São Paulo – At a time in which the Brazilian footwear industry is faced with strong Chinese competition, manufacturing and selling shoes and flip flops for the Arab world becomes a great opportunity. The manufacturers are concerned about growing imports of Asian products, but claim, at the 43rd edition of Francal, a fair for the industry taking place in São Paulo this week, that they are investing in the domestic market and preparing to enter other markets, or to increase their market share where they already operate.
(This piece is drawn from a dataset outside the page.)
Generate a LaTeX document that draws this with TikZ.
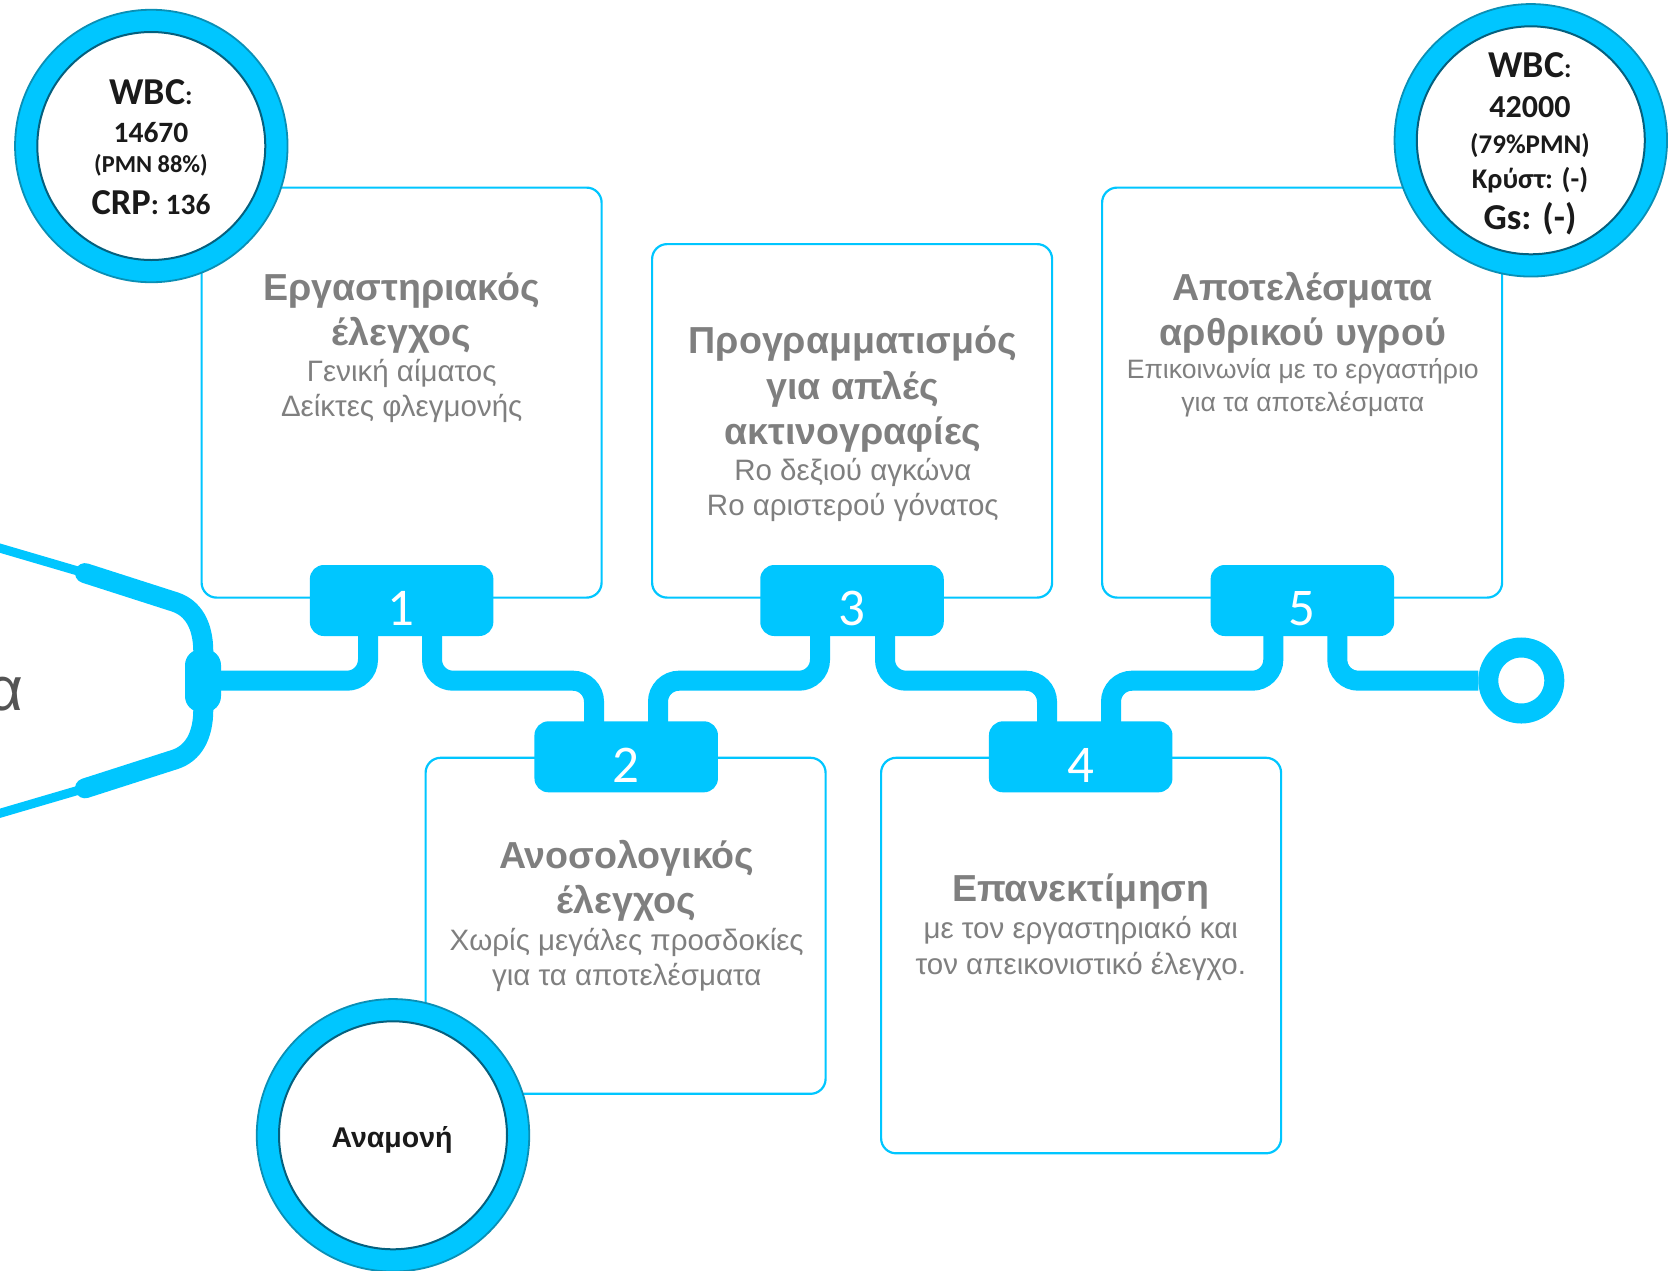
\documentclass[tikz,border=0pt]{standalone}
\usepackage{fontspec}
\setmainfont{Liberation Sans}
\newfontfamily\carl{Carlito}
\newcommand{\fz}[1]{\fontsize{#1}{#1}\selectfont}
\definecolor{cyanb}{HTML}{00C6FF}
\definecolor{greyt}{HTML}{7F7F7F}
\definecolor{inkt}{HTML}{1A1A1A}
\definecolor{ringo}{HTML}{0A8FB5}
\definecolor{ringi}{HTML}{05607E}
\tikzset{
 panel/.style={draw=cyanb,line width=2.2pt,fill=white,rounded corners=15pt,minimum width=400pt,inner sep=0pt,anchor=north west},
 badge/.style={fill=cyanb,rounded corners=14pt,minimum width=183.5pt,minimum height=71pt,inner sep=0pt},
 num/.style={text=white,inner sep=0pt,anchor=base,font=\carl\fz{53}},
 wire/.style={draw=cyanb,line width=20pt,rounded corners=21pt},
 tube/.style={draw=cyanb,line width=20pt,line cap=round},
 thin tube/.style={draw=cyanb,line width=9pt},
 ringo/.style={circle,fill=cyanb,draw=ringo,line width=1.8pt,minimum size=272.5pt,inner sep=0pt},
 ringi/.style={circle,fill=white,draw=ringi,line width=2pt,minimum size=228pt,inner sep=0pt},
 ttl/.style={text=greyt,inner sep=0pt,anchor=base,font=\bfseries\fz{37.6}},
 sub/.style={text=greyt,inner sep=0pt,anchor=base,font=\fz{29.5}},
 subs/.style={text=greyt,inner sep=0pt,anchor=base,font=\fz{26.6}},
 val/.style={text=inkt,inner sep=0pt,anchor=base,font=\carl\bfseries},
}
\begin{document}
\begin{tikzpicture}[x=1pt,y=-1pt]
\useasboundingbox (0,0) rectangle (1676,1270);
\fill[white] (0,0) rectangle (1676,1270);
\coordinate (bus) at (0,680.7);
% panels
\node[panel,minimum height=410pt] (p1) at (200.5,186.5) {};
\node[panel,minimum height=353.5pt] (p3) at (651,243) {};
\node[panel,minimum height=410pt] (p5) at (1101,186.5) {};
\node[panel,minimum height=336pt] (p2) at (424.5,756.7) {};
\node[panel,minimum height=395.5pt] (p4) at (880,756.7) {};
% stethoscope
\node[fill=cyanb,rounded corners=16pt,minimum width=36pt,minimum height=63pt,inner sep=0pt] (chest) at (203,680.7) {};
\coordinate (tu) at (85,573.1);
\coordinate (tl) at (85,788.3);
\coordinate (eu) at (-8,545.8);
\coordinate (el) at (-8,815.6);
\draw[thin tube] (eu) -- (tu);
\draw[thin tube] (el) -- (tl);
\draw[tube] (tu) -- (175,602) .. controls (193,608) and (203.3,625) .. (203.3,652) -- (chest.center);
\draw[tube] (tl) -- (175,759.4) .. controls (193,753.4) and (203.3,736.4) .. (203.3,709.4) -- (chest.center);
\node[text=black!67,inner sep=0pt,anchor=base east,font=\fz{62}] (cut) at (23.5,710.7) {α};
% end ring
\node[circle,draw=cyanb,line width=20pt,minimum size=66pt,inner sep=0pt] (endr) at (1521.3,680.5) {};
% badges
\node[badge] (b1) at (401.6,600.5) {};
\node[badge] (b3) at (852,600.5) {};
\node[badge] (b5) at (1302.4,600.5) {};
\node[badge] (b2) at (626.2,756.8) {};
\node[badge] (b4) at (1080.7,756.8) {};
% wires
\coordinate (l1a) at ([xshift=-33.6pt,yshift=3pt]b1.south);
\coordinate (l1b) at ([xshift=30.4pt,yshift=3pt]b1.south);
\coordinate (l2a) at ([xshift=-32.2pt,yshift=-3pt]b2.north);
\coordinate (l2b) at ([xshift=31.8pt,yshift=-3pt]b2.north);
\coordinate (l3a) at ([xshift=-32pt,yshift=3pt]b3.south);
\coordinate (l3b) at ([xshift=33pt,yshift=3pt]b3.south);
\coordinate (l4a) at ([xshift=-33.7pt,yshift=-3pt]b4.north);
\coordinate (l4b) at ([xshift=30.3pt,yshift=-3pt]b4.north);
\coordinate (l5a) at ([xshift=-29.1pt,yshift=3pt]b5.south);
\coordinate (l5b) at ([xshift=34.9pt,yshift=3pt]b5.south);
\draw[wire] (chest.center) -- (l1a |- bus) -- (l1a);
\draw[wire] (l1b) -- (l1b |- bus) -- (l2a |- bus) -- (l2a);
\draw[wire] (l2b) -- (l2b |- bus) -- (l3a |- bus) -- (l3a);
\draw[wire] (l3b) -- (l3b |- bus) -- (l4a |- bus) -- (l4a);
\draw[wire] (l4b) -- (l4b |- bus) -- (l5a |- bus) -- (l5a);
\draw[wire] (l5b) -- (l5b |- bus) -- (endr.west);
% badge numbers
\node[num] (n1) at (401,625.8) {1};
\node[num] (n3) at (851.5,625.8) {3};
\node[num] (n5) at (1302,625.8) {5};
\node[num] (n2) at (626.3,782) {2};
\node[num] (n4) at (1081,782) {4};
% panel texts
\node[ttl] (a1) at (401.7,300) {Εργαστηριακός};
\node[ttl] (a2) at (401.7,345) {έλεγχος};
\node[sub] (a3) at (401.7,381.7) {Γενική αίματος};
\node[sub] (a4) at (401.7,416.7) {Δείκτες φλεγμονής};
\node[ttl] (c1t) at (852.8,353.5) {Προγραμματισμός};
\node[ttl] (c2t) at (852.8,399.3) {για απλές};
\node[ttl] (c3t) at (852.8,444.5) {ακτινογραφίες};
\node[sub] (c4t) at (852.8,480) {Ro δεξιού αγκώνα};
\node[sub] (c5t) at (852.8,515.3) {Ro αριστερού γόνατος};
\node[ttl] (e1t) at (1302.8,300.5) {Αποτελέσματα};
\node[ttl] (e2t) at (1302.8,345) {αρθρικού υγρού};
\node[subs] (e3t) at (1302.8,378.7) {Επικοινωνία με το εργαστήριο};
\node[subs] (e4t) at (1302.8,411.3) {για τα αποτελέσματα};
\node[ttl] (b1t) at (626.7,868.5) {Ανοσολογικός};
\node[ttl] (b2t) at (626.7,913.7) {έλεγχος};
\node[sub] (b3t) at (626.7,950) {Χωρίς μεγάλες προσδοκίες};
\node[sub] (b4t) at (626.7,985) {για τα αποτελέσματα};
\node[ttl] (d1t) at (1080.8,901) {Επανεκτίμηση};
\node[sub] (d2t) at (1080.8,938.3) {με τον εργαστηριακό και};
\node[sub] (d3t) at (1080.8,974.3) {τον απεικονιστικό έλεγχο.};
% rings
\node[ringo] (r1) at (151.3,146) {};
\node[ringi] (r1i) at (r1.center) {};
\node[ringo] (r2) at (1530.8,140.3) {};
\node[ringi] (r2i) at (r2.center) {};
\node[ringo] (r3) at (393,1135.3) {};
\node[ringi] (r3i) at (r3.center) {};
% ring texts
\node[val] (v1) at (151,104.5) {\fz{38}WBC\fz{27}:};
\node[val] (v2) at (151,142.3) {\fz{29.5}14670};
\node[val] (v3) at (151,172.7) {\fz{24.4}(PMN 88\%)};
\node[val] (v4) at (151,214) {\fz{36.5}CRP\fz{29.5}: 136};
\node[val] (w1) at (1530,77) {\fz{38}WBC\fz{27}:};
\node[val] (w2) at (1530,117.7) {\fz{32}42000};
\node[val] (w3) at (1530,153.3) {\fz{27}(79\%PMN)};
\node[val] (w4) at (1530,188) {\fz{28.5}Κρύστ: (-)};
\node[val] (w5) at (1530,229.5) {\fz{36.5}Gs: (-)};
\node[text=inkt,inner sep=0pt,anchor=base,font=\bfseries\fz{28.5}] (x1) at (392,1147.7) {Αναμονή};
\end{tikzpicture}
\end{document}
Company Via Marte, for instance, should break into the Middle Eastern market. The company makes 7.5 million shoes per year and exports 8% of its output. The leading buyers are the Latin American countries. Despite the strong domestic market, the company’s export manager, Camilo Gehrke, claims that he will place the Brazilian shoes on the Arab world soon. “Selling to the Arab countries is important because they have money to buy and are barely affected by economic crises. Furthermore, they already have a culture of seeking Brazilian shoes,” he says.
Gehrke claims that Egypt, the United Arab Emirates, Saudi Arabia and Lebanon are the countries with the most potential for national products, but claims that precarious Brazilian infrastructure, high taxes and the time the shoes take to arrive at the importing country are all challenges that must be conquered. This, however, does not prevent the company from exporting to the Arab world. “We will consolidate our position in Latin America, where we already operate, and then we will enter the Middle East,” he says.
While Via Marte is getting set to enter the nmk, Piccadilly is reaping the rewards of investing in the region for 15 years now. On June 24th, the enterprise inaugurated its 8th store in Kuwait. Aside from this unit, Piccadilly sells shoes to Bahrain, Qatar, Oman, Saudi Arabia and Lebanon. “We sell our products under our own brand, which is now established in the region,” says the export director at the company, Micheline Twigger. She notes, for instance, that out of 17,000 Brazilian shoes sold to Bahrain in 2010, 85% were Piccadilly’s. “In other countries, we have retained shares ranging from 30% to 40%,” she says.
Micheline does not disclose the company’s total sales to the region. However, out of 8 million pairs made each year, 30% are exported to 90 different countries. Of these, 10% are shipped to the Middle East. “Our exports to the region grow year after year,” she claims.
According to figures supplied by the Brazilian Footwear Industries Association (Abicalçados), the leading buyer of Brazilian shoes is the United States. In 2010, the country purchased US$ 340.9 million in shoes, sandals and flip flops, among other items. Saudi Arabia is the leading Arab buyers of Brazilian footwear. The country imported US$ 13.4 million in products in 2010, a 75% increase over 2009. The Emirates purchased the equivalent of US$ 12.6 million last year, 6.5% less than in the year before last.
Local market
Aside from the opportunities to export to the Arab world, domestic demand is going strong too. According to the executive director at Abicalçados, Heitor Klein, the domestic market is growing by 10% a year, on average. But it could grow much further, were the competition with China less fierce. The industry could also export more if the exchange rate was more favourable.
One of the main complaints of manufacturers is that China exports more shoes to Brazil than those subject to antidumping duties. These products are priced lower than national ones, which affects the sector’s productivity. According to Abicalçados, production in the first four months this year has already been affected due to this competition.
According to Abicalçados, the Brazilian government is investigating the practice. The country may block the entry of shoes from Indonesia, Malaysia and Hong Kong that are in fact Chinese. China has an export limit, therefore its places its products in Brazil repatriated via other countries. “If that continues and the dollar [I.e. the exchange rate] remains as it is [unfavourable to exports], we will have a decline in production and employee dismissals. For some companies, all that will be left is to manufacture overseas. Some are already doing it,” says Klein.